▸ PROVIDED MATERIAL:

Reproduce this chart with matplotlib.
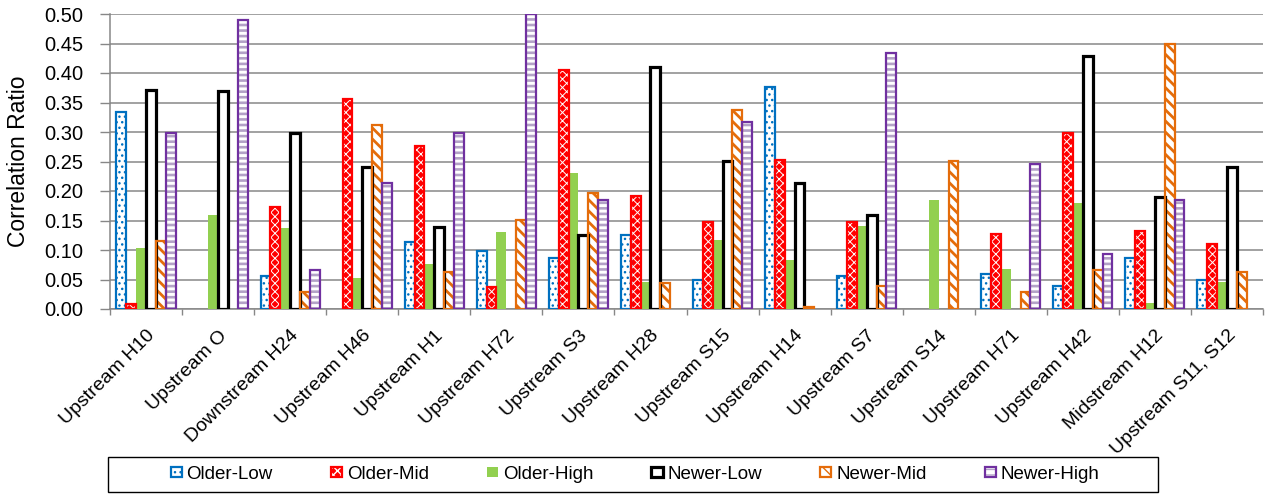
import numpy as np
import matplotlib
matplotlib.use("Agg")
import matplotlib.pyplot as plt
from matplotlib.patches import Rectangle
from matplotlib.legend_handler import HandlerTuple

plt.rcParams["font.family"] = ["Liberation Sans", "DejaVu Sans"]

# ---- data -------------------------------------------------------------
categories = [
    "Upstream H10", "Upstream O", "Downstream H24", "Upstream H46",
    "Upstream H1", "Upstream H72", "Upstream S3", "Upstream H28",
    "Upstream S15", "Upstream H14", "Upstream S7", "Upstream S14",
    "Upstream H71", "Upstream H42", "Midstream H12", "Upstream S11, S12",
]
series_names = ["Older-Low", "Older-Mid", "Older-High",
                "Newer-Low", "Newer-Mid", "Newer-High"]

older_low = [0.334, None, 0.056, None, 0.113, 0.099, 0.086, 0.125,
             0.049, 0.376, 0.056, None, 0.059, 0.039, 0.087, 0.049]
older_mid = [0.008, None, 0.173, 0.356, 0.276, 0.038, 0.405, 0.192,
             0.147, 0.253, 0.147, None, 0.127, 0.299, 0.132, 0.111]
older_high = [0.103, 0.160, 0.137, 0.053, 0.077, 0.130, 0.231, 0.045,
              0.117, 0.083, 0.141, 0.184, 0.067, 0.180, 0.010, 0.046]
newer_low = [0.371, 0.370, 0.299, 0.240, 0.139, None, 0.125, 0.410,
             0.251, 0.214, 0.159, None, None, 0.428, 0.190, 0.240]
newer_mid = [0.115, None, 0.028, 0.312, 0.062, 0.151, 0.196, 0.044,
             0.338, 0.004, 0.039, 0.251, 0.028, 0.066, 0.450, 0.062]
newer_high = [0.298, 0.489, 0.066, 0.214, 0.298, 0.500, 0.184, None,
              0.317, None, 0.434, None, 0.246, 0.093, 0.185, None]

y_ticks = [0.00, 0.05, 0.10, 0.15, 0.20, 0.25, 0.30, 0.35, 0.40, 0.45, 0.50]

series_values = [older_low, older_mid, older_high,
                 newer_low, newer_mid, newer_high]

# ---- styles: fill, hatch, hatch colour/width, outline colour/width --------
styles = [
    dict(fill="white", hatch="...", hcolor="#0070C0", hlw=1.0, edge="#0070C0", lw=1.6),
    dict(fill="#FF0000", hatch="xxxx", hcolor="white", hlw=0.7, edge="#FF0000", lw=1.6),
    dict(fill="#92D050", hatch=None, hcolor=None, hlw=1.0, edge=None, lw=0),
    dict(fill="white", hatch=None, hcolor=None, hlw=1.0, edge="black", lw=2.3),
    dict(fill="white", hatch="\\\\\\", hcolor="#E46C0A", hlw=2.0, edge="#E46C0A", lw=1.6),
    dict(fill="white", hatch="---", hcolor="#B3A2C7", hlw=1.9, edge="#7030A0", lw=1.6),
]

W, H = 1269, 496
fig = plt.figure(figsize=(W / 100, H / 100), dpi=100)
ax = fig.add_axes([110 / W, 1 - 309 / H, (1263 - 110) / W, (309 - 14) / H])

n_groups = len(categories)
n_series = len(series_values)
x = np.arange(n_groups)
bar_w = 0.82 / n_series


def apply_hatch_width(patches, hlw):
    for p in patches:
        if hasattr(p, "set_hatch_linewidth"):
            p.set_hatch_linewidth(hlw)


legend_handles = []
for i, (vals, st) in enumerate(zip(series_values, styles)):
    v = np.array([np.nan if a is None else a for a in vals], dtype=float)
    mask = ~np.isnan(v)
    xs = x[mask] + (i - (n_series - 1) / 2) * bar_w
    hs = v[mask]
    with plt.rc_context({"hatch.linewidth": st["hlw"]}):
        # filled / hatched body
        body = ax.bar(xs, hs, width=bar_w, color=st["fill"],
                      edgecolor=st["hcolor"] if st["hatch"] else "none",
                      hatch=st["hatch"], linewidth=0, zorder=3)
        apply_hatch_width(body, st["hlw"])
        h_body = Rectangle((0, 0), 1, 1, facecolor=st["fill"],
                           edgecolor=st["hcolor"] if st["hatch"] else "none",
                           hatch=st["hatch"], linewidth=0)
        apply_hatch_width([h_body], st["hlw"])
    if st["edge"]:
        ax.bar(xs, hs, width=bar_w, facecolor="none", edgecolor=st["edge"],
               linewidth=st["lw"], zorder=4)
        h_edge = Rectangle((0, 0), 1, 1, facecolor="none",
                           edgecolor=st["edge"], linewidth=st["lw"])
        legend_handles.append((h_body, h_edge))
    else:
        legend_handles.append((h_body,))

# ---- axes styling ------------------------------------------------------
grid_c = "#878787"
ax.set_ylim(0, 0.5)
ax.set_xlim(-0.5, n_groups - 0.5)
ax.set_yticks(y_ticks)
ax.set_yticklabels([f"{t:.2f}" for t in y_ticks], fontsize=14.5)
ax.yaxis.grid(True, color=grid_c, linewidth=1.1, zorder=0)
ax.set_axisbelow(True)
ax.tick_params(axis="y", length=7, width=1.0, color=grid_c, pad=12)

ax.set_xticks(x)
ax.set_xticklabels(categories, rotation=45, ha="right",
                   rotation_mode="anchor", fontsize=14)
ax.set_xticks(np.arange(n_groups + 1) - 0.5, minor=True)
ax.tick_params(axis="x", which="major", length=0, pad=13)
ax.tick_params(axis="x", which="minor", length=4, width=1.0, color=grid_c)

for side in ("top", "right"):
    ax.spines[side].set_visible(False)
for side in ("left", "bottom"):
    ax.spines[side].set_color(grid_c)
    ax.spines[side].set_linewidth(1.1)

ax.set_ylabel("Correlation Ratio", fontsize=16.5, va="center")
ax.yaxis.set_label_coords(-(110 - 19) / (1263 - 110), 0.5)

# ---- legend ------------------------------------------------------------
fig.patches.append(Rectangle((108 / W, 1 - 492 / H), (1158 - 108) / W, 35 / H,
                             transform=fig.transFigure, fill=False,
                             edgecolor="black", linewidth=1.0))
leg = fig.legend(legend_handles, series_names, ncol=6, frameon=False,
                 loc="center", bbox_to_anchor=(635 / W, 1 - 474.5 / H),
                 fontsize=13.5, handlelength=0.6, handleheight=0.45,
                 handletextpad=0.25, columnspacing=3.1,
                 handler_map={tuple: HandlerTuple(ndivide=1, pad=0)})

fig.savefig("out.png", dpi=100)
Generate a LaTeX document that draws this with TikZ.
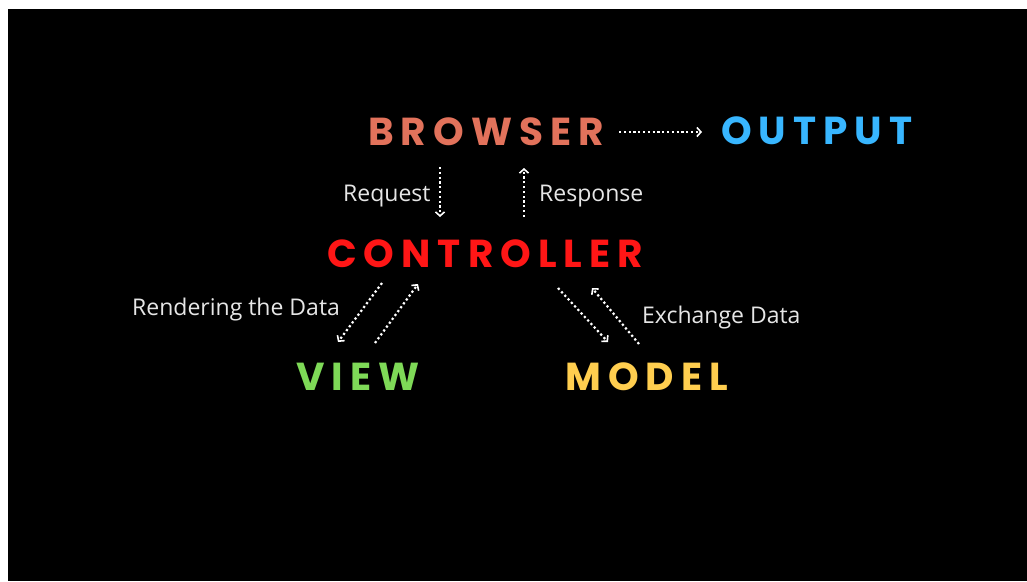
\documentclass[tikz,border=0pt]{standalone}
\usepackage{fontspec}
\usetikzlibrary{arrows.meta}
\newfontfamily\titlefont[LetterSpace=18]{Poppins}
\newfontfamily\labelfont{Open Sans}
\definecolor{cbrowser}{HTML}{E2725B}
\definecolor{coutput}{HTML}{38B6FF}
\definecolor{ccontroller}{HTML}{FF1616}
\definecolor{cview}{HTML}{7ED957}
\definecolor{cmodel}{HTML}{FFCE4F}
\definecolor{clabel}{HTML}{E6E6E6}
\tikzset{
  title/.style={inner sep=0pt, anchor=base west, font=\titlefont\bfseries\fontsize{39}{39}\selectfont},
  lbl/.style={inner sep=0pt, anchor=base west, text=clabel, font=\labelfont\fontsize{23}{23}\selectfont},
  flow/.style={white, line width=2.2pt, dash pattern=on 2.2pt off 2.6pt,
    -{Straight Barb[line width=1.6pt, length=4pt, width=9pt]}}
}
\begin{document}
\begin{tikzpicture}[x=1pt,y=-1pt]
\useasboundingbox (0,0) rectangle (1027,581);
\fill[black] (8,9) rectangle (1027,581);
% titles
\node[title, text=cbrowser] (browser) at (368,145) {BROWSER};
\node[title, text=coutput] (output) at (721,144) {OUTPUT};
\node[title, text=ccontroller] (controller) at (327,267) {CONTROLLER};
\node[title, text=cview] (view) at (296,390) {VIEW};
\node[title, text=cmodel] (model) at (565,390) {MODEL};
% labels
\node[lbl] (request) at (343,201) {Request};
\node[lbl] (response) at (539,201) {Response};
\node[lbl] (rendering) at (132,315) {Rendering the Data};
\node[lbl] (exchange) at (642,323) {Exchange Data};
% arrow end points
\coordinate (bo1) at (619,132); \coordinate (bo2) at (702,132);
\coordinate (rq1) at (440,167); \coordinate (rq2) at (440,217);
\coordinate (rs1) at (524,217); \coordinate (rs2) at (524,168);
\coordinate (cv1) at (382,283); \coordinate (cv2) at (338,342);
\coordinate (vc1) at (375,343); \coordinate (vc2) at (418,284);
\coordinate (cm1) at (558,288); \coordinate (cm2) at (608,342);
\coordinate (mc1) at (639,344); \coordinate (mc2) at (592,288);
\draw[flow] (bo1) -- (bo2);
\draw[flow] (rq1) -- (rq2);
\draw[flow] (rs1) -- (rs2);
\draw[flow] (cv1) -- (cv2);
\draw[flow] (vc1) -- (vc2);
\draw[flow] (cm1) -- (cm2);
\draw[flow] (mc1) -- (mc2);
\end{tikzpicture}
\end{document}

▸ YOUR INSTRUCTIONS: Begin at the first line of the data above and repeat each line exactly, stopping after the line containing "from matplotlib.legend_handler import". Omit the pictures.

▸ TASK RESULT:
Reproduce this chart with matplotlib.
import numpy as np
import matplotlib
matplotlib.use("Agg")
import matplotlib.pyplot as plt
from matplotlib.patches import Rectangle
from matplotlib.legend_handler import HandlerTuple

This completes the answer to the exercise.